Sonuç olarak, İmar Kanunu 32. maddesine göre “kaçak” olarak yapılan bir yapının, ilgili idare tarafından alınan kararla mutlak suretle yıkılacağını söyleyebilmek mümkün değildir. Gerek yıkım kararı öncesinde yapılacak işlemler ile yürütülmesi gereken prosedürlerde gerekse de alınacak yıkım kararında ilgili idarelerin hukuka aykırılık teşkil eden işlemler yapması neticesinde yıkım kararlarının iptali mümkündür. Dava açılması yıkım kararını tek başına durdurmayacağından, mutlak suretle yürütmenin durdurulmasının talep edilmesi faydalı olacaktır.
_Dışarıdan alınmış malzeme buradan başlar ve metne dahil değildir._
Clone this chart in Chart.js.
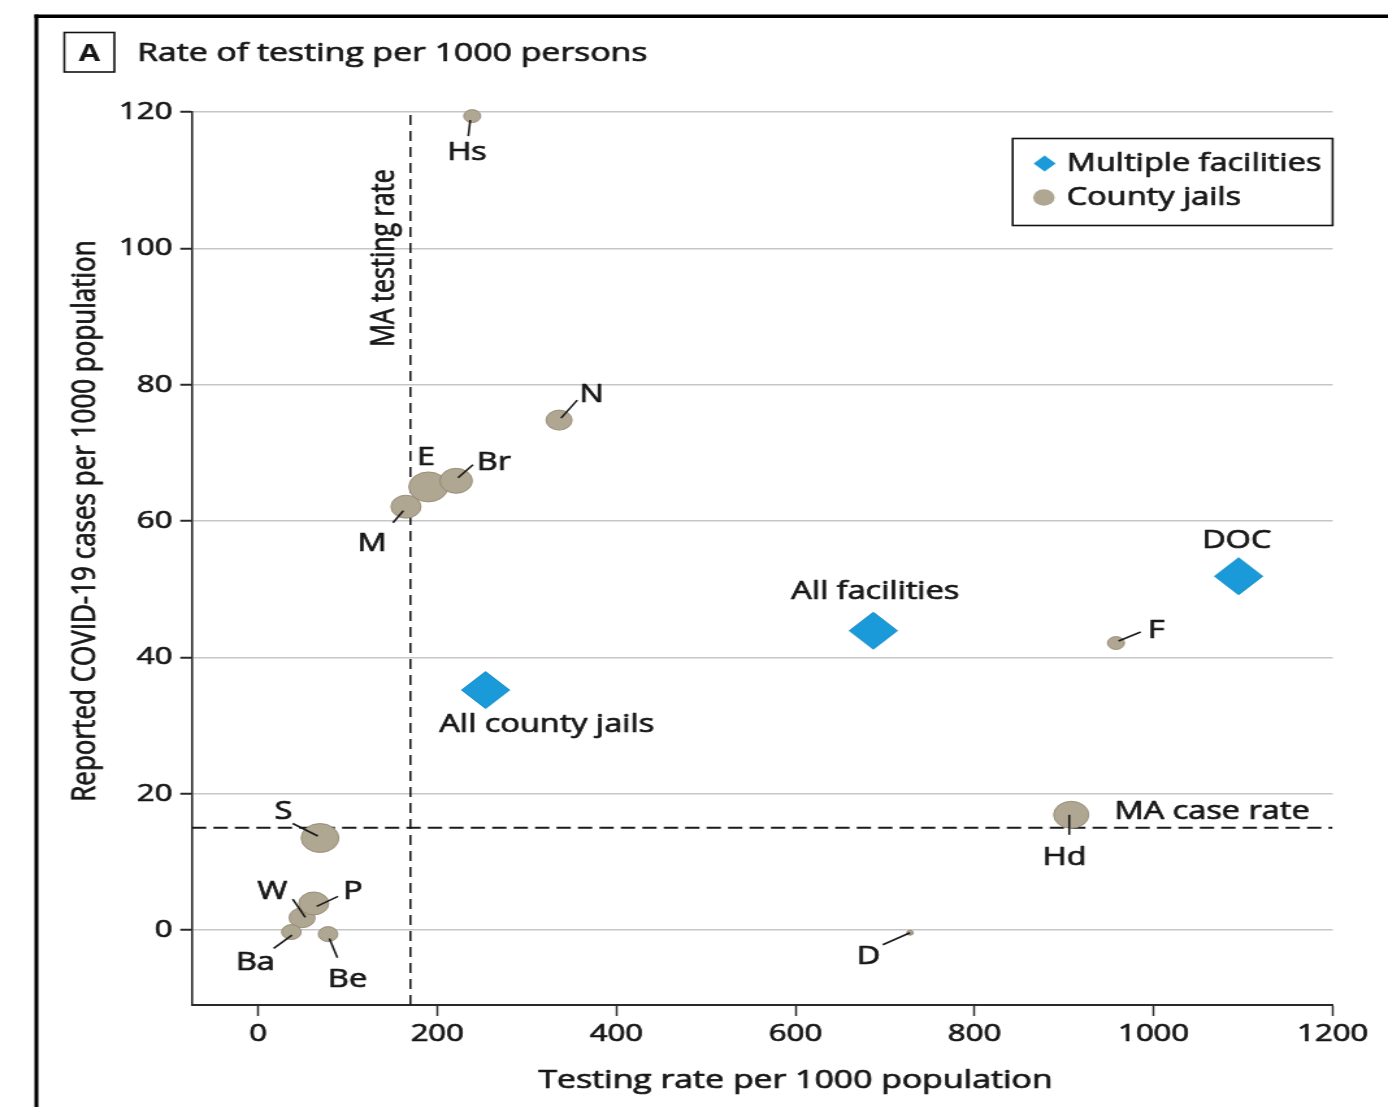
<!DOCTYPE html>
<html>
<head>
<meta charset="utf-8">
<title>Rate of testing per 1000 persons</title>
<script src="https://cdn.jsdelivr.net/npm/chart.js@4/dist/chart.umd.min.js"></script>
<style>
  html, body { margin: 0; padding: 0; background: #fff; overflow: hidden; }
</style>
</head>
<body>
<!-- the canvas bitmap is drawn narrower and widened on the page -->
<canvas id="c" width="1068" height="1107" style="display:block;width:1388px;height:1107px"></canvas>
<script>
// ---- data: county jails ----
const jailNames   = ['Hs', 'N', 'E', 'Br', 'M', 'S', 'W', 'P', 'Ba', 'Be', 'D', 'F', 'Hd'];
const jailTesting = [239, 336, 190, 221, 165, 69, 49, 62, 37, 78, 728, 958, 908];
const jailCases   = [119.4, 74.8, 65.0, 65.9, 62.1, 13.5, 1.8, 3.9, -0.3, -0.6, -0.4, 42.1, 16.9];
const jailSize    = [6.5, 10, 15, 12.5, 11.5, 14.5, 10, 11.5, 7.5, 7.5, 2.5, 6.5, 13.5];

// ---- data: aggregates over several facilities ----
const multiNames   = ['All county jails', 'All facilities', 'DOC'];
const multiTesting = [254, 687, 1095];
const multiCases   = [35.2, 43.9, 51.9];

// ---- statewide reference rates ----
const maTestingRate = 170;
const maCaseRate = 15;

// ---- axes ----
const xTickValues = [0, 200, 400, 600, 800, 1000, 1200];
const yTickValues = [0, 20, 40, 60, 80, 100, 120];
const xRange = [-74, 1200];
const yRange = [-11, 120];

// ---- look ----
const FONT = '"Open Sans", "Noto Sans", sans-serif';
const INK = '#161616';
const HEAVY = 0.7;            // extra stroke around glyphs for a slightly heavier text
const JAIL_FILL = '#b0a792';
const JAIL_EDGE = 'rgba(145,134,112,0.85)';
const MULTI_FILL = '#1a9ad8';
const MULTI_EDGE = '#148fcd';

// text placement around each point: t = label centre, l = leader line (px offsets)
const labelPlacement = {
  'Hs': { t: [-4, 37],  l: [[-1.5, 4], [-3, 20]] },
  'N':  { t: [25, -25], l: [[1.5, -2], [14, -20]] },
  'E':  { t: [-2, -29] },
  'Br': { t: [29, -18], l: [[1.5, -3], [13, -16]] },
  'M':  { t: [-26, 37], l: [[-2, 4], [-10, 16]] },
  'S':  { t: [-28, -26], l: [[-21, -14.5], [-1.7, -2]] },
  'W':  { t: [-23, -26], l: [[-7.2, -18.7], [2.5, -0.3]] },
  'P':  { t: [30, -12], l: [[2.3, 3], [18.7, -7]] },
  'Ba': { t: [-27.7, 31], l: [[-13.6, 16.3], [0.5, 3]] },
  'Be': { t: [15, 46], l: [[1, 4.3], [7.2, 23.7]] },
  'D':  { t: [-32, 24], l: [[-21, 12], [0, 0]] },
  'F':  { t: [31, -12], l: [[2, -2], [19, -11]] },
  'Hd': { t: [-5, 43], l: [[-1.5, 0], [-1.5, 20]] },
  'DOC':              { t: [-1.5, -35] },
  'All facilities':   { t: [1.5, -39] },
  'All county jails': { t: [47, 35] }
};

function heavyText(ctx, str, x, y) {
  ctx.save();
  ctx.lineWidth = HEAVY;
  ctx.strokeStyle = ctx.fillStyle;
  ctx.lineJoin = 'round';
  ctx.strokeText(str, x, y);
  ctx.restore();
  ctx.fillText(str, x, y);
}

const decor = {
  id: 'decor',
  beforeDraw(chart) {
    const ctx = chart.ctx;
    ctx.save();
    ctx.fillStyle = '#fff';
    ctx.fillRect(0, 0, chart.width, chart.height);
    // outer frame
    ctx.fillStyle = '#000';
    ctx.fillRect(26.5, 14.5, chart.width, 3.5);
    ctx.fillRect(26.5, 14.5, 3, chart.height);
    // panel letter and heading
    ctx.strokeStyle = '#111';
    ctx.lineWidth = 1.6;
    ctx.strokeRect(49.5, 32.5, 38.5, 39.5);
    ctx.fillStyle = INK;
    ctx.textBaseline = 'middle';
    ctx.textAlign = 'center';
    ctx.font = `700 24px ${FONT}`;
    ctx.fillText('A', 68.7, 54);
    ctx.textAlign = 'left';
    ctx.font = `26px ${FONT}`;
    heavyText(ctx, 'Rate of testing per 1000 persons', 105.4, 54);
    ctx.restore();
  },
  afterDatasetsDraw(chart) {
    const ctx = chart.ctx;
    const xs = chart.scales.x, ys = chart.scales.y;
    const area = chart.chartArea;
    ctx.save();
    ctx.fillStyle = INK;
    ctx.strokeStyle = '#1a1a1a';
    ctx.lineWidth = 1.6;
    ctx.textBaseline = 'middle';
    ctx.textAlign = 'center';
    ctx.font = `25px ${FONT}`;

    const annotate = (name, px, py) => {
      const p = labelPlacement[name];
      if (!p) return;
      if (p.l) {
        ctx.beginPath();
        ctx.moveTo(px + p.l[0][0], py + p.l[0][1]);
        ctx.lineTo(px + p.l[1][0], py + p.l[1][1]);
        ctx.stroke();
      }
      heavyText(ctx, name, px + p.t[0], py + p.t[1]);
    };
    jailNames.forEach((n, i) => annotate(n, xs.getPixelForValue(jailTesting[i]), ys.getPixelForValue(jailCases[i])));
    multiNames.forEach((n, i) => annotate(n, xs.getPixelForValue(multiTesting[i]), ys.getPixelForValue(multiCases[i])));

    // reference line captions
    const vx = xs.getPixelForValue(maTestingRate);
    ctx.save();
    ctx.translate(vx - 19.5, 258);
    ctx.rotate(-Math.PI / 2);
    heavyText(ctx, 'MA testing rate', 0, 0);
    ctx.restore();
    ctx.textAlign = 'right';
    heavyText(ctx, 'MA case rate', area.right - 17.7, ys.getPixelForValue(maCaseRate) - 16);

    // axis titles, centred on the 0-1200 and 0-120 spans
    ctx.textAlign = 'center';
    ctx.font = `26px ${FONT}`;
    heavyText(ctx, 'Testing rate per 1000 population',
      (xs.getPixelForValue(xTickValues[0]) + xs.getPixelForValue(xTickValues[xTickValues.length - 1])) / 2, 1081);
    ctx.save();
    ctx.translate(65.5, (ys.getPixelForValue(yTickValues[0]) + ys.getPixelForValue(yTickValues[yTickValues.length - 1])) / 2);
    ctx.rotate(-Math.PI / 2);
    heavyText(ctx, 'Reported COVID-19 cases per 1000 population', 0, 0);
    ctx.restore();

    // legend box
    const lx = 779.2, ly = 138.5, lw = area.right - lx, lh = 87;
    ctx.strokeStyle = '#111';
    ctx.lineWidth = 1.6;
    ctx.strokeRect(lx, ly, lw, lh);
    const items = chart.data.datasets.filter(d => d.type !== 'line');
    items.forEach((d, k) => {
      const cy = ly + 25 + k * 34;
      ctx.beginPath();
      if (d.pointStyle === 'rectRot') {
        ctx.moveTo(lx + 24.6 - 8.5, cy);
        ctx.lineTo(lx + 24.6, cy - 8);
        ctx.lineTo(lx + 24.6 + 8.5, cy);
        ctx.lineTo(lx + 24.6, cy + 8);
        ctx.closePath();
      } else {
        ctx.arc(lx + 24, cy, 8.3, 0, Math.PI * 2);
      }
      ctx.fillStyle = d.backgroundColor;
      ctx.fill();
      ctx.fillStyle = INK;
      ctx.textAlign = 'left';
      ctx.font = `25px ${FONT}`;
      heavyText(ctx, d.label, lx + 41.6, cy);
    });
    ctx.restore();
  }
};

const tickFont = { family: FONT, size: 24 };

new Chart(document.getElementById('c'), {
  type: 'bubble',
  data: {
    datasets: [
      {
        label: 'Multiple facilities',
        data: multiNames.map((n, i) => ({ x: multiTesting[i], y: multiCases[i], r: 18.5 })),
        pointStyle: 'rectRot',
        backgroundColor: MULTI_FILL,
        borderColor: MULTI_EDGE,
        borderWidth: 1,
        clip: false,
        order: 0
      },
      {
        label: 'County jails',
        data: jailNames.map((n, i) => ({ x: jailTesting[i], y: jailCases[i], r: jailSize[i] })),
        backgroundColor: JAIL_FILL,
        borderColor: JAIL_EDGE,
        borderWidth: 1,
        clip: false,
        order: 1
      },
      {
        type: 'line',
        label: 'MA testing rate',
        data: [{ x: maTestingRate, y: yRange[0] }, { x: maTestingRate, y: yRange[1] }],
        borderColor: '#1a1a1a',
        borderWidth: 1.6,
        borderDash: [10, 6],
        pointRadius: 0,
        fill: false,
        order: 3
      },
      {
        type: 'line',
        label: 'MA case rate',
        data: [{ x: xRange[0], y: maCaseRate }, { x: xRange[1], y: maCaseRate }],
        borderColor: '#1a1a1a',
        borderWidth: 2,
        borderDash: [11, 5.5],
        pointRadius: 0,
        fill: false,
        order: 3
      }
    ]
  },
  options: {
    responsive: false,
    animation: false,
    devicePixelRatio: 1,
    events: [],
    layout: { padding: { top: 112, right: 42.6, left: 0, bottom: 0 } },
    plugins: { legend: { display: false }, tooltip: { enabled: false } },
    scales: {
      x: {
        type: 'linear',
        min: xRange[0],
        max: xRange[1],
        afterBuildTicks: s => { s.ticks = xTickValues.map(v => ({ value: v })); },
        afterFit: s => { s.height = 102; },
        grid: { drawOnChartArea: false, drawTicks: true, tickLength: 11, tickColor: '#2a2a2a', tickWidth: 1.5 },
        border: { color: '#2a2a2a', width: 2 },
        ticks: { color: INK, font: tickFont, padding: 4, maxRotation: 0, autoSkip: false,
                 textStrokeColor: INK, textStrokeWidth: HEAVY, callback: v => String(v) }
      },
      y: {
        type: 'linear',
        min: yRange[0],
        max: yRange[1],
        afterBuildTicks: s => { s.ticks = yTickValues.map(v => ({ value: v })); },
        afterFit: s => { s.width = 147.7; },
        grid: { color: '#c6c6c6', lineWidth: 1.5, drawTicks: true, tickLength: 9, tickColor: '#2a2a2a', tickWidth: 2 },
        border: { color: '#2a2a2a', width: 1.6 },
        ticks: { color: INK, font: tickFont, padding: 6,
                 textStrokeColor: INK, textStrokeWidth: HEAVY, callback: v => String(v) }
      }
    }
  },
  plugins: [decor]
});
</script>
</body>
</html>
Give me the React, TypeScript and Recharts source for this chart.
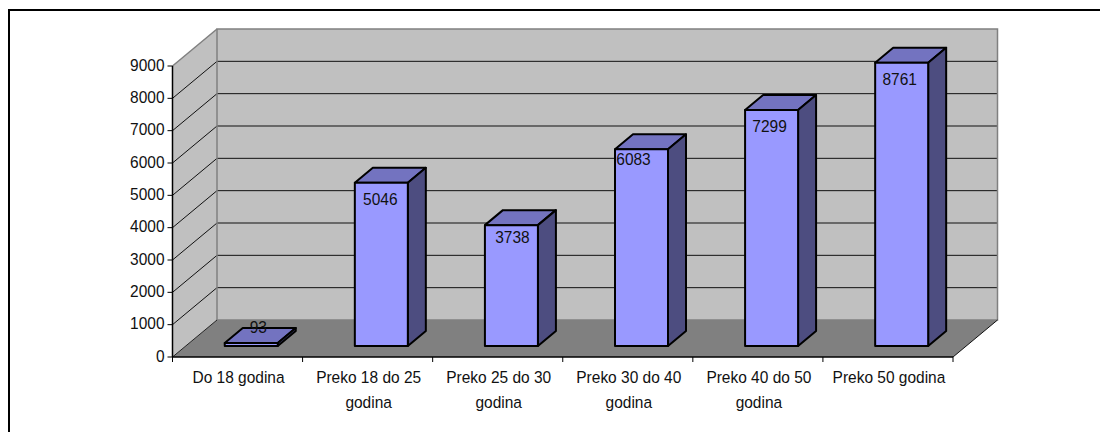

Ülkemizde sıklıkla kanunların değiştiği, torba yasalarla imtiyazlar tanındığı, seçim zamanları vaatler verildiği vb. durumlar da göz önünde bulundurulduğunda alınacak yürütmenin durdurulması kararı veya yıkım kararının iptaliyle kazanılacak süre zarfında bahsedilen durumların gerçekleşmesiyle de kalıcı çözümün sağlanması mümkündür.

----------------

[1] İdari Davalar ve Çözüm Yolları, Doç. Dr. Hüseyin BİLGİN, 4. Baskı, sf. 1048

[2] Kalabalık, İmar Hukuku Dersleri, 554

[3] BİR İDARİ İŞLEM OLARAK YIKIM KARARI, A. Kürşat ERSÖZ

[4] “Olayda; dava konusu yapının yıkımına ilişkin encümen kararının bildirilerek yıkım işleminin davacı tarafından yapılması gerektiği, aksi taktirde idarece yıkılacağı ve yıkım masraflarının davacıdan tahsil edileceği yaptırımlarını içeren ve dava konusu yapının yıkılması sonucunu doğuracak olan dava konusu işlemin, kesin ve yürütülmesi zorunlu bir işlem niteliğinde olduğu sonucuna ulaşıldığından, aksi yöndeki İdare Mahkemesi kararında isabet görülmemiştir” Danıştay 14.Daire, 03.07.2014, E. 2012/5207, K. 2014/ 7297

[5] 3194 sayılı Kanun’un 32. maddesinde belirtildiği şekilde usulüne uygun olarak düzenlenmiş yapı tatil tutanağı olmadan, sadece tespit tutanağına dayanılarak tesis edilen yıkım işleminde hukuka uyarlık bulunmamaktadır. Danıştay 14D., 1.6.2011, E. 2011/5192, K. 2011/5,

[6] Yapı tatil tutanağında “yıkım” ifadesine açıkça yer verilmelidir. “Gerekli işlemlerin yapılacağı” ve benzeri ifadelere yer verilmesi yeterli değildir Danıştay 6D., 23.1.2004, E. 2002/ 3582, K. 2004/ 394

[7] ERGEN/ BÖKE, s. 283. ÖNGÖREN, Gürsel/ ÇOLAK, Nusret İlker, İmar Planları, İmar Uygulamaları ve İptal Davaları, http://www.ongoren.av.tr/pdf/IMAR_PLN_UYG_IPT. pdf, 12.10.2014, s. 140.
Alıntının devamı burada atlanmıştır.